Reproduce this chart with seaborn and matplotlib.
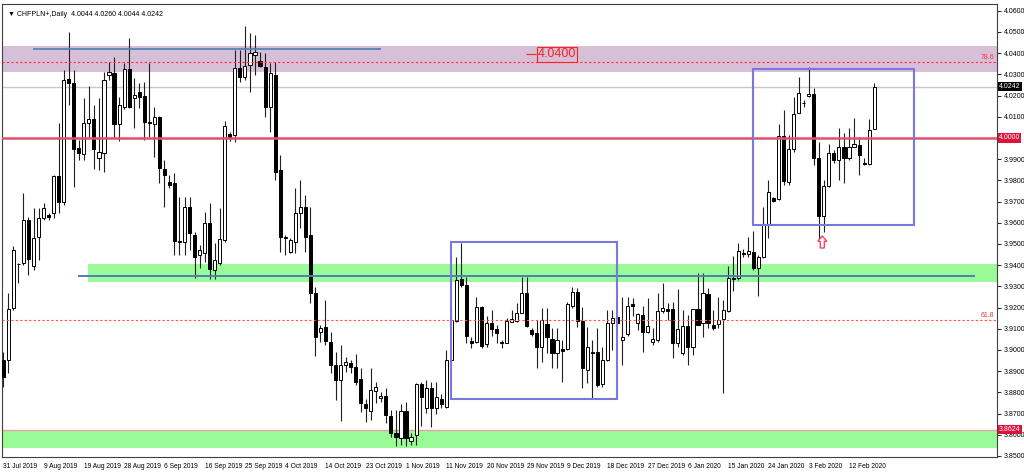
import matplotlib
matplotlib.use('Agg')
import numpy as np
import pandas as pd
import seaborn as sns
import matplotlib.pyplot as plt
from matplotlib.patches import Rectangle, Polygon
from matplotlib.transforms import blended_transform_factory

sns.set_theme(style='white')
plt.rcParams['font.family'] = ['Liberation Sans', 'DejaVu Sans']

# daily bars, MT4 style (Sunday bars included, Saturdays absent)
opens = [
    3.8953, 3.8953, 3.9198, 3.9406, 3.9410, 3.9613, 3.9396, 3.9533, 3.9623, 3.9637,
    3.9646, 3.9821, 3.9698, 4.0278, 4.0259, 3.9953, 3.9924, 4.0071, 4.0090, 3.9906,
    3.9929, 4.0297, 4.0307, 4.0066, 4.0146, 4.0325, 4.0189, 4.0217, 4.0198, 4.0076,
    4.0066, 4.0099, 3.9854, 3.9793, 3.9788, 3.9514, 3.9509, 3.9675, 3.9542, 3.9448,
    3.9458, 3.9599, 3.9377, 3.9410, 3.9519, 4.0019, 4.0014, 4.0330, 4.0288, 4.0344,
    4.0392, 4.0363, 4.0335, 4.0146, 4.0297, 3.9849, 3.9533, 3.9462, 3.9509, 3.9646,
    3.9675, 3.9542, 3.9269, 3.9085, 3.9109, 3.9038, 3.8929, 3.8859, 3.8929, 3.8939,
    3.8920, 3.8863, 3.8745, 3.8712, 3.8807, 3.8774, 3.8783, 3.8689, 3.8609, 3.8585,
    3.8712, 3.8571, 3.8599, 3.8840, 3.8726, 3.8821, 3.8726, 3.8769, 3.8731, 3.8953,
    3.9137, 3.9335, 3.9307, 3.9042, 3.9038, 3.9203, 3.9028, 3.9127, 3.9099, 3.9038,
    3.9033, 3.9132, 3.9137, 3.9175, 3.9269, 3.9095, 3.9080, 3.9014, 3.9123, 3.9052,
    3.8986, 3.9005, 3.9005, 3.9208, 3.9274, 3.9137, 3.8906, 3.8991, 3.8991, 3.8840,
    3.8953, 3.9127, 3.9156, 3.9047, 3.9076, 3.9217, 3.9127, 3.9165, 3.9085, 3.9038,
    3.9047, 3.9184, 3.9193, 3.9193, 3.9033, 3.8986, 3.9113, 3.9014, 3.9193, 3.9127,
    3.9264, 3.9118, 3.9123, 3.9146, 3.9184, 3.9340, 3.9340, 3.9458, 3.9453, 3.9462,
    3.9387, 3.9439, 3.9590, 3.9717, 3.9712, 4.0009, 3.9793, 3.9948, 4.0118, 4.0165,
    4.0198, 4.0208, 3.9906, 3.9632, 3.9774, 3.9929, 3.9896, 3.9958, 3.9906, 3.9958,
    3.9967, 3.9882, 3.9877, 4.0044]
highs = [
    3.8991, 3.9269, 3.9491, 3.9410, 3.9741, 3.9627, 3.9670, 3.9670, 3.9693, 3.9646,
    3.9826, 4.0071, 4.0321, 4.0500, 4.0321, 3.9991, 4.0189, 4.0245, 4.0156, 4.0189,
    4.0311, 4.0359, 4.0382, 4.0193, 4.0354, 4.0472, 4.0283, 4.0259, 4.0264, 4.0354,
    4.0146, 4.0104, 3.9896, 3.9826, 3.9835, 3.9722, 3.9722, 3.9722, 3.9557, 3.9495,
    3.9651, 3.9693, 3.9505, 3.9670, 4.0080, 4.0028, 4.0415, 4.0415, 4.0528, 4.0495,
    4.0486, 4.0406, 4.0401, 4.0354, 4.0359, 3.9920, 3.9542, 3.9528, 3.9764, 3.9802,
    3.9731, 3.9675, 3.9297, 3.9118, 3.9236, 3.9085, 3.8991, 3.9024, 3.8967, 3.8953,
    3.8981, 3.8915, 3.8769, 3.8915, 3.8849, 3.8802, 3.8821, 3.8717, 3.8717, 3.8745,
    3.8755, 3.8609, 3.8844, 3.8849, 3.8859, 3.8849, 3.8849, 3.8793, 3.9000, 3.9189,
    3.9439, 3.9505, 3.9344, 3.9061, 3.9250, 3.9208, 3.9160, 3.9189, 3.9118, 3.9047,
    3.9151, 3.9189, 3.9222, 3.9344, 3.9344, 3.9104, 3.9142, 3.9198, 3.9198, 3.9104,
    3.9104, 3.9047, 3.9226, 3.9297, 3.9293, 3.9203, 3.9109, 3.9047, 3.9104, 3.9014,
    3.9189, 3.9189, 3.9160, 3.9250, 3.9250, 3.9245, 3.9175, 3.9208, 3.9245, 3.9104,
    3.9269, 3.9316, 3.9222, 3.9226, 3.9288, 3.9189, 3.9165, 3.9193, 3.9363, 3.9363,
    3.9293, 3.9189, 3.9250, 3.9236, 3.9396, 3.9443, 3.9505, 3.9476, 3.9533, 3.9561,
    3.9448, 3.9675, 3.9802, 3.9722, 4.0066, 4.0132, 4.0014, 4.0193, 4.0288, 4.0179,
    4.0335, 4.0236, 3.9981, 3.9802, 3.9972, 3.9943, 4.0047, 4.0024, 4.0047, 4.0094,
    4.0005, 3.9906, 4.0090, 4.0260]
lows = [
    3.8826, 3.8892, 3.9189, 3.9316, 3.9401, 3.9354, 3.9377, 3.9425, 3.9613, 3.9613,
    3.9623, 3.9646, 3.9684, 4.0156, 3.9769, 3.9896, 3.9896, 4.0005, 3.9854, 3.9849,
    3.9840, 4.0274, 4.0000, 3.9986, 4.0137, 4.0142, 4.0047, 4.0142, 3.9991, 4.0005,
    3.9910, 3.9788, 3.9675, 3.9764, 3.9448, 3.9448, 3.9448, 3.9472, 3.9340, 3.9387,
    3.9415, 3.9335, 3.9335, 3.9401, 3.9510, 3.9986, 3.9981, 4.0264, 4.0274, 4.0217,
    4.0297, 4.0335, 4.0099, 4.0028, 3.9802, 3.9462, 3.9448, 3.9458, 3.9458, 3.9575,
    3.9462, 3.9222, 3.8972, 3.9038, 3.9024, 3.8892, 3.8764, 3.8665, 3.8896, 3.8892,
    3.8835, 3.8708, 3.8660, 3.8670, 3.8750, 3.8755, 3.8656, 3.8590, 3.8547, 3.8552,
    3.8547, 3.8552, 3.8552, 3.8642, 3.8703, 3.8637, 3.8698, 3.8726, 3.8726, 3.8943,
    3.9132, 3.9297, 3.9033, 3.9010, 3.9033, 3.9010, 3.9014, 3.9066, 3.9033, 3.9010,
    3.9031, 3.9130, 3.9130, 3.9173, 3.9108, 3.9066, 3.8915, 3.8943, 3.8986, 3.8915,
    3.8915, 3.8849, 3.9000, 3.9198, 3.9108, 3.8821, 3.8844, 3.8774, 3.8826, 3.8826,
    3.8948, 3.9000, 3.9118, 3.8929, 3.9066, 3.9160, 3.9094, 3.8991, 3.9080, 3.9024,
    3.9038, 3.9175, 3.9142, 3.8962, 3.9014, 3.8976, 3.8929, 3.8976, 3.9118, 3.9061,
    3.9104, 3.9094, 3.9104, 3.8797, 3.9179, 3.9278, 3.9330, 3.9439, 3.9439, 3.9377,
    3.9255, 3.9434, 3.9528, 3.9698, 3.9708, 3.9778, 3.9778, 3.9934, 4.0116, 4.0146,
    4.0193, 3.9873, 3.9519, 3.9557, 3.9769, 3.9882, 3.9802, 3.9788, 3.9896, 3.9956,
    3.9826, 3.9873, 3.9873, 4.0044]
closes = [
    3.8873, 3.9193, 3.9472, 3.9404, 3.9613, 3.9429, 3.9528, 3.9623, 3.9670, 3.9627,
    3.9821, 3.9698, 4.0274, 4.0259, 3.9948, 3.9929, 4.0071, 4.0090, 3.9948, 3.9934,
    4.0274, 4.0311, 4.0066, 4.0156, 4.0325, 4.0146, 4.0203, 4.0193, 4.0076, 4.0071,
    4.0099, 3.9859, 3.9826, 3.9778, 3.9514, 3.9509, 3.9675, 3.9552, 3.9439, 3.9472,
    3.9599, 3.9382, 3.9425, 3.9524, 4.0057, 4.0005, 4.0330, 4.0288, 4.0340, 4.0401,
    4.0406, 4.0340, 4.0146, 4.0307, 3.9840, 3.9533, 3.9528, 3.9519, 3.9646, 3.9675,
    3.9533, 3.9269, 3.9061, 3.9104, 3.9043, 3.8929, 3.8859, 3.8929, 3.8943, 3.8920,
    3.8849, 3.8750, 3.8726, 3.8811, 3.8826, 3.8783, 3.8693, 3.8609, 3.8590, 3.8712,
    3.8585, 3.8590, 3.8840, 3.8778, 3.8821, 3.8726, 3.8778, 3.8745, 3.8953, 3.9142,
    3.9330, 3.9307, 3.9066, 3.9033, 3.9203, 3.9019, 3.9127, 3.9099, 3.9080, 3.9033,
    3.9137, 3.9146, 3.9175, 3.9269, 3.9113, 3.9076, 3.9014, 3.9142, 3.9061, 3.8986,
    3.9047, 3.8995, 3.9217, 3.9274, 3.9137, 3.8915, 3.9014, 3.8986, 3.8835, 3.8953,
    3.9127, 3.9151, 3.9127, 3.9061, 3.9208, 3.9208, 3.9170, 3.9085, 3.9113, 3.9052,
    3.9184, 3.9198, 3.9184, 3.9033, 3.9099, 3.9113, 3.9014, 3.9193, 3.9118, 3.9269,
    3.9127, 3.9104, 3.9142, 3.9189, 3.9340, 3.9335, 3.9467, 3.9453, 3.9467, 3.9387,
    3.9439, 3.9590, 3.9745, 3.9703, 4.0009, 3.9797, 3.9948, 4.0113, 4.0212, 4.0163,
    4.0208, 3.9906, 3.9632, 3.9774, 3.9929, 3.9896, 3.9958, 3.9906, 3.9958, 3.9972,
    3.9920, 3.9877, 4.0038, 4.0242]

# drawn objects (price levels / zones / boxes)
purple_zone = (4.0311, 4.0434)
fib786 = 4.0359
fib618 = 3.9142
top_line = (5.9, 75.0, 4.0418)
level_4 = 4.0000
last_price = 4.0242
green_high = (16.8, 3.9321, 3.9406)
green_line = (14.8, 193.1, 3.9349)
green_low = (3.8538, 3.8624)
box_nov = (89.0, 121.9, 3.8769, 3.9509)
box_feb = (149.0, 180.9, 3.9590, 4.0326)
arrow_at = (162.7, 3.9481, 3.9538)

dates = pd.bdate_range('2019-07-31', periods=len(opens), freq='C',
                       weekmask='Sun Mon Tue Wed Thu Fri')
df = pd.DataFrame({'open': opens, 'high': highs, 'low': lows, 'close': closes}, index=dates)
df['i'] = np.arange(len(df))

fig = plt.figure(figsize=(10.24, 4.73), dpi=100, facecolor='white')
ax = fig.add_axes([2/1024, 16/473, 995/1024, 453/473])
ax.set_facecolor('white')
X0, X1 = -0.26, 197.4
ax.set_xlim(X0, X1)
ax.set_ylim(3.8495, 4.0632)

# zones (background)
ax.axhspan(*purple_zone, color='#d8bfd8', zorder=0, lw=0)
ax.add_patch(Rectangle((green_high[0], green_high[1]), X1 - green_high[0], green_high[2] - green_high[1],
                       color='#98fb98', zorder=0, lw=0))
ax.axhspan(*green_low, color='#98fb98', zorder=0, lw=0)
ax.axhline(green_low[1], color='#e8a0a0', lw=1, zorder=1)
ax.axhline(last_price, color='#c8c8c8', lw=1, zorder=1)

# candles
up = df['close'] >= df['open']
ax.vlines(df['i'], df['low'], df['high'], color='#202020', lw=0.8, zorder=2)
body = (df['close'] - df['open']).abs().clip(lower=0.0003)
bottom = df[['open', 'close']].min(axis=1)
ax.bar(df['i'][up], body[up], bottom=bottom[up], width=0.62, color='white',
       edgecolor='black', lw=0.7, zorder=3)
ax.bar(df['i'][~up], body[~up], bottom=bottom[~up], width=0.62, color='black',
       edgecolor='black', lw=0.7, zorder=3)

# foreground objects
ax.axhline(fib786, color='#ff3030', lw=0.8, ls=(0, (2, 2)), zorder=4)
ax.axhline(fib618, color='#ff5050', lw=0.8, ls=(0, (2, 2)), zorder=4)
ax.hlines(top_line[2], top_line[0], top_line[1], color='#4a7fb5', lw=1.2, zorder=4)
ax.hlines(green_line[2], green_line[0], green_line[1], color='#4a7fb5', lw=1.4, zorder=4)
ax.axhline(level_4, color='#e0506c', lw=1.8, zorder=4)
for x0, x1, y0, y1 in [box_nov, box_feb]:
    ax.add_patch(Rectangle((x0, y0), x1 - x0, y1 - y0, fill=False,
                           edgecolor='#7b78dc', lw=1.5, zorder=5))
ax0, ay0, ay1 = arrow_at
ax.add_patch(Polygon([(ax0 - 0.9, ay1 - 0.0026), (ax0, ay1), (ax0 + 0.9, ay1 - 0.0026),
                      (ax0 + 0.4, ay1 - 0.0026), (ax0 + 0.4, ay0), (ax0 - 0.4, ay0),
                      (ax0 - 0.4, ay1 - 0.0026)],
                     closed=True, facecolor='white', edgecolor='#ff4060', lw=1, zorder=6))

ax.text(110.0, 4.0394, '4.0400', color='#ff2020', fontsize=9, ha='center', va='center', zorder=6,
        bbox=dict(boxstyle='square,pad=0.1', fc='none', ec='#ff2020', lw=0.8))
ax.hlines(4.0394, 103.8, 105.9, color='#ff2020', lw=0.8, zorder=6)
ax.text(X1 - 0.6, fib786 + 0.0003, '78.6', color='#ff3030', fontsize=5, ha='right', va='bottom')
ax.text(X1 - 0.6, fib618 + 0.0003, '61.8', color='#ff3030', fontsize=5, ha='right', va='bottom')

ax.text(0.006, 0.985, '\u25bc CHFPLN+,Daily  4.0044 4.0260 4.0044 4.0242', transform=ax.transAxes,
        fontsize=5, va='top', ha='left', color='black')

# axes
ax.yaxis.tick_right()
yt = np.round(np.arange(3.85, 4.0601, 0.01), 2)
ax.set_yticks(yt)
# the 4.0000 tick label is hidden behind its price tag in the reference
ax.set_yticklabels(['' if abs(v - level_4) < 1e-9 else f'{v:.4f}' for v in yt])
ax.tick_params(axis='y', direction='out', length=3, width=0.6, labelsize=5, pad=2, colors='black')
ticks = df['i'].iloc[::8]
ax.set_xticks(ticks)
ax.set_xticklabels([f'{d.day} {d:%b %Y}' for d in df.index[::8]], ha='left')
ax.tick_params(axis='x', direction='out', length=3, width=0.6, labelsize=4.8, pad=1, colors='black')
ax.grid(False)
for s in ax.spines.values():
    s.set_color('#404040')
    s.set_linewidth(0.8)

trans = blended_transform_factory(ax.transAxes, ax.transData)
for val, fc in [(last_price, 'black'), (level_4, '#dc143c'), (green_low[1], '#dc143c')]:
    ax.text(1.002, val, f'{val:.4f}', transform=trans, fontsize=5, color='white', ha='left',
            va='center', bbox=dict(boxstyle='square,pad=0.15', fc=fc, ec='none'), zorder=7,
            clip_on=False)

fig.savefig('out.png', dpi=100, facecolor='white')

____

Problem description> Quote, please, every line of the material above from its start through the line that has "plt.rcParams['font.family'] = ['Liberation", reproducing the words exactly and dropping any images.

Right answer>
Reproduce this chart with seaborn and matplotlib.
import matplotlib
matplotlib.use('Agg')
import numpy as np
import pandas as pd
import seaborn as sns
import matplotlib.pyplot as plt
from matplotlib.patches import Rectangle, Polygon
from matplotlib.transforms import blended_transform_factory

sns.set_theme(style='white')
plt.rcParams['font.family'] = ['Liberation Sans', 'DejaVu Sans']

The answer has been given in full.